THE EXERCISE. Only the lines between the line holding "Reproduce this chart with Observable Plot." and the line holding "const data = categories.map((c, i)", both of those included, should be copied exactly; drop the pictures.

RECORDED DATA.
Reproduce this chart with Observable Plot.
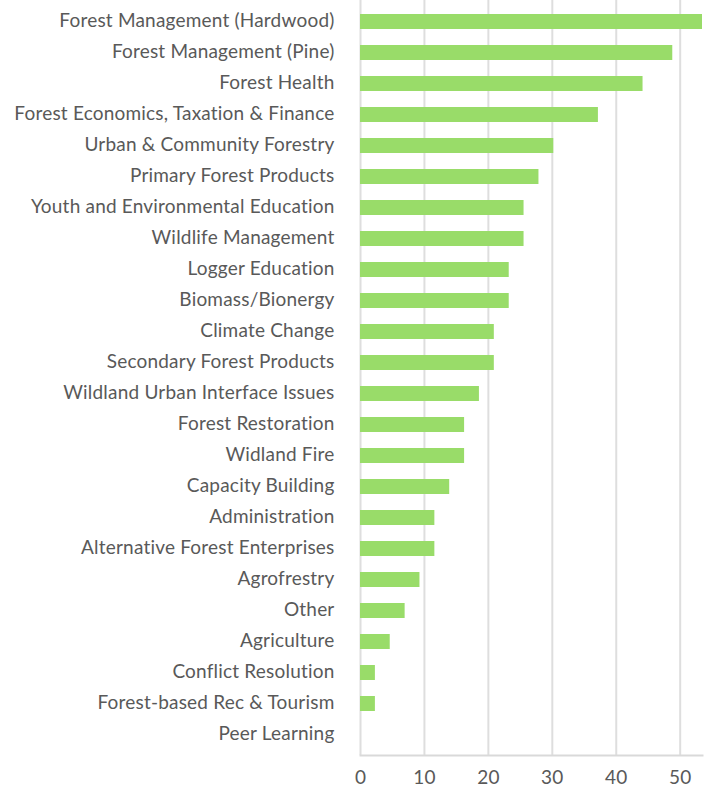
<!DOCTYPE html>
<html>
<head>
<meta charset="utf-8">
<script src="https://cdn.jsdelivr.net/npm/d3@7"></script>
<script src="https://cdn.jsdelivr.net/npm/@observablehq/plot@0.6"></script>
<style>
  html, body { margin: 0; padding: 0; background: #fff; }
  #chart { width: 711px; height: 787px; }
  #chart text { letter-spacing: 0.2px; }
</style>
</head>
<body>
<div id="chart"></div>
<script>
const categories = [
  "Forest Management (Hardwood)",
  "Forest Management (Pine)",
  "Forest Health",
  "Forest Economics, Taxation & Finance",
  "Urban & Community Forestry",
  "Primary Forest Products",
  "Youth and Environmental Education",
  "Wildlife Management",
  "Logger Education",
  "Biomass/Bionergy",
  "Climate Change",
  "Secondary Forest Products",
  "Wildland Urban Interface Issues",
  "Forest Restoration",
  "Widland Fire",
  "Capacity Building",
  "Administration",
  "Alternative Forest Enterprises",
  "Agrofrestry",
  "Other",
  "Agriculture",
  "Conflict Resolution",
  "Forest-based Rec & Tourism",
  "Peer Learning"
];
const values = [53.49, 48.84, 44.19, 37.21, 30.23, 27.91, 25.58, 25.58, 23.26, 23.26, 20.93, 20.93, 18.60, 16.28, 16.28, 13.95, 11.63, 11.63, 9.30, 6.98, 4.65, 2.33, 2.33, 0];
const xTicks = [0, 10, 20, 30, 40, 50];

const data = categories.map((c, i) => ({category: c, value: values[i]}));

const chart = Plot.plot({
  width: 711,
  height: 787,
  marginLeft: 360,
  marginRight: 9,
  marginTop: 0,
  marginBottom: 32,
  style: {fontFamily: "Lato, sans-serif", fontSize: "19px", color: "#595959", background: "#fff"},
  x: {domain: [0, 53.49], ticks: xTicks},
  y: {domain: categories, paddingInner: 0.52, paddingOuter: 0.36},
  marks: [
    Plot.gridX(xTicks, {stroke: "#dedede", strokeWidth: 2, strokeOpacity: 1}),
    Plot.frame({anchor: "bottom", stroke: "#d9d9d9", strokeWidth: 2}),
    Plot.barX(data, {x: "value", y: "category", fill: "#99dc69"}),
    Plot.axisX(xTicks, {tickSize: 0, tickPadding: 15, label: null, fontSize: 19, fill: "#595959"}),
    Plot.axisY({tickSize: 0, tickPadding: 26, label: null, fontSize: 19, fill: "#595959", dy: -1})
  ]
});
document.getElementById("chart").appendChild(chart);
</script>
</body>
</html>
---
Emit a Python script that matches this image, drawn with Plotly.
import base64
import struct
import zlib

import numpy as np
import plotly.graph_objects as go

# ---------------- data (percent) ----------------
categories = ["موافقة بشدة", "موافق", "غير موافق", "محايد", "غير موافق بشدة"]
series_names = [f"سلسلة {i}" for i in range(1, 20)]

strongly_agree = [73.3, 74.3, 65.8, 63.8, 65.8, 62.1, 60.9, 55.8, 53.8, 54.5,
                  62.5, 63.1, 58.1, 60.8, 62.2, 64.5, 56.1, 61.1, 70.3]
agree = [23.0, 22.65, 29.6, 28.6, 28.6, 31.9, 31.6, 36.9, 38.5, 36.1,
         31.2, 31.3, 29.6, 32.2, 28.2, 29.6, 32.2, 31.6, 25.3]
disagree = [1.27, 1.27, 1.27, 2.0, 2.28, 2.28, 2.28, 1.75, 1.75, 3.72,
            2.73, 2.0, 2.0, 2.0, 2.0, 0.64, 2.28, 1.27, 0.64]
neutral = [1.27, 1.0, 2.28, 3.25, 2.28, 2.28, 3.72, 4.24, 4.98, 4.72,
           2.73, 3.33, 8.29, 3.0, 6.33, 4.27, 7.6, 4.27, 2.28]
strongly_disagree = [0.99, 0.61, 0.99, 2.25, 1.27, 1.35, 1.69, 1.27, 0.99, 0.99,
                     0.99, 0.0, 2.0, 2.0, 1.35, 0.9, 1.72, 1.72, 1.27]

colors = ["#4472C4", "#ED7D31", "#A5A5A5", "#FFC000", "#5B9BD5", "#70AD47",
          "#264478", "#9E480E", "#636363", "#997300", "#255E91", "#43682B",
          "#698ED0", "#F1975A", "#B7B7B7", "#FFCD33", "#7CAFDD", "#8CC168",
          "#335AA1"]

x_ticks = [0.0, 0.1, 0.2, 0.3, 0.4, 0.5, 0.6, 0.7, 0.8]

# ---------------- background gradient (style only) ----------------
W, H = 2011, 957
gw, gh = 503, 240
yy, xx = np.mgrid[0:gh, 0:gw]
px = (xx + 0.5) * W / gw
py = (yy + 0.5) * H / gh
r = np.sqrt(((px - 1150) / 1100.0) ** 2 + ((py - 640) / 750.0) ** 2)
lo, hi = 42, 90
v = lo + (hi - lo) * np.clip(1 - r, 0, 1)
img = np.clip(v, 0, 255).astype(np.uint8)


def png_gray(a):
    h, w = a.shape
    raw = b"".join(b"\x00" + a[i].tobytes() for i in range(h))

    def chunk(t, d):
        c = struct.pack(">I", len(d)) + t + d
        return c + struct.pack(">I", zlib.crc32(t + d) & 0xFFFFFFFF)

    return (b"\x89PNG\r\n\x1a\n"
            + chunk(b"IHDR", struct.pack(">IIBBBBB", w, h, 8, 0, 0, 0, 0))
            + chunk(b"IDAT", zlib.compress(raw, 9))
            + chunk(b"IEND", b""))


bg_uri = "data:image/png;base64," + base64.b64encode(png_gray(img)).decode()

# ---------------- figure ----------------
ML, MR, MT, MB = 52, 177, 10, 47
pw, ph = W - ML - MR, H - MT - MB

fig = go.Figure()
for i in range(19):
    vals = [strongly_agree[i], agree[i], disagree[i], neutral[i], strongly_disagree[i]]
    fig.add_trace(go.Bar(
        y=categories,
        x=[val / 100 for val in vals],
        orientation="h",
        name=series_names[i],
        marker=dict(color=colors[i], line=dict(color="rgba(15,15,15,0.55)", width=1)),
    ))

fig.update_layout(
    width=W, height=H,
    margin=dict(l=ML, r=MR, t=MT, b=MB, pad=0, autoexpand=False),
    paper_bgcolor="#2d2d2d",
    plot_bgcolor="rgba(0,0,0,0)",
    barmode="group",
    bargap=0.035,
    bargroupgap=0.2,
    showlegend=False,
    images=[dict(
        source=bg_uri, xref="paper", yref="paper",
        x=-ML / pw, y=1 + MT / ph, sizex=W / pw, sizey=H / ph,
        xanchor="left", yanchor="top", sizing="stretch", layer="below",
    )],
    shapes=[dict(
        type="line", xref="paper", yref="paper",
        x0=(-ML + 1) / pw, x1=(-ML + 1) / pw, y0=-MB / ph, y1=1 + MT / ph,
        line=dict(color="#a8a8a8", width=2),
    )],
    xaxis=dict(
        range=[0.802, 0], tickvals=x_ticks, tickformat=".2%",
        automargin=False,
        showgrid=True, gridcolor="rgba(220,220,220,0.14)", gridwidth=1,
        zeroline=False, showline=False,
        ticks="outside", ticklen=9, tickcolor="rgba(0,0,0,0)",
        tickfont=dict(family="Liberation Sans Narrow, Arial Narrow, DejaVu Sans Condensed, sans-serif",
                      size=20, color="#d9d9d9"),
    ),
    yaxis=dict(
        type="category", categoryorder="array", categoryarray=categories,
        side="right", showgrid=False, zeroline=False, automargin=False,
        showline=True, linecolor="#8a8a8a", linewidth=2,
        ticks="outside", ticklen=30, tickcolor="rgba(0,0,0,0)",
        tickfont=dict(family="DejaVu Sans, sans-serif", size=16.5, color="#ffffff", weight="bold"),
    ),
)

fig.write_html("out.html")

OUTPUT.
Reproduce this chart with Observable Plot.
<!DOCTYPE html>
<html>
<head>
<meta charset="utf-8">
<script src="https://cdn.jsdelivr.net/npm/d3@7"></script>
<script src="https://cdn.jsdelivr.net/npm/@observablehq/plot@0.6"></script>
<style>
  html, body { margin: 0; padding: 0; background: #fff; }
  #chart { width: 711px; height: 787px; }
  #chart text { letter-spacing: 0.2px; }
</style>
</head>
<body>
<div id="chart"></div>
<script>
const categories = [
  "Forest Management (Hardwood)",
  "Forest Management (Pine)",
  "Forest Health",
  "Forest Economics, Taxation & Finance",
  "Urban & Community Forestry",
  "Primary Forest Products",
  "Youth and Environmental Education",
  "Wildlife Management",
  "Logger Education",
  "Biomass/Bionergy",
  "Climate Change",
  "Secondary Forest Products",
  "Wildland Urban Interface Issues",
  "Forest Restoration",
  "Widland Fire",
  "Capacity Building",
  "Administration",
  "Alternative Forest Enterprises",
  "Agrofrestry",
  "Other",
  "Agriculture",
  "Conflict Resolution",
  "Forest-based Rec & Tourism",
  "Peer Learning"
];
const values = [53.49, 48.84, 44.19, 37.21, 30.23, 27.91, 25.58, 25.58, 23.26, 23.26, 20.93, 20.93, 18.60, 16.28, 16.28, 13.95, 11.63, 11.63, 9.30, 6.98, 4.65, 2.33, 2.33, 0];
const xTicks = [0, 10, 20, 30, 40, 50];

const data = categories.map((c, i) => ({category: c, value: values[i]}));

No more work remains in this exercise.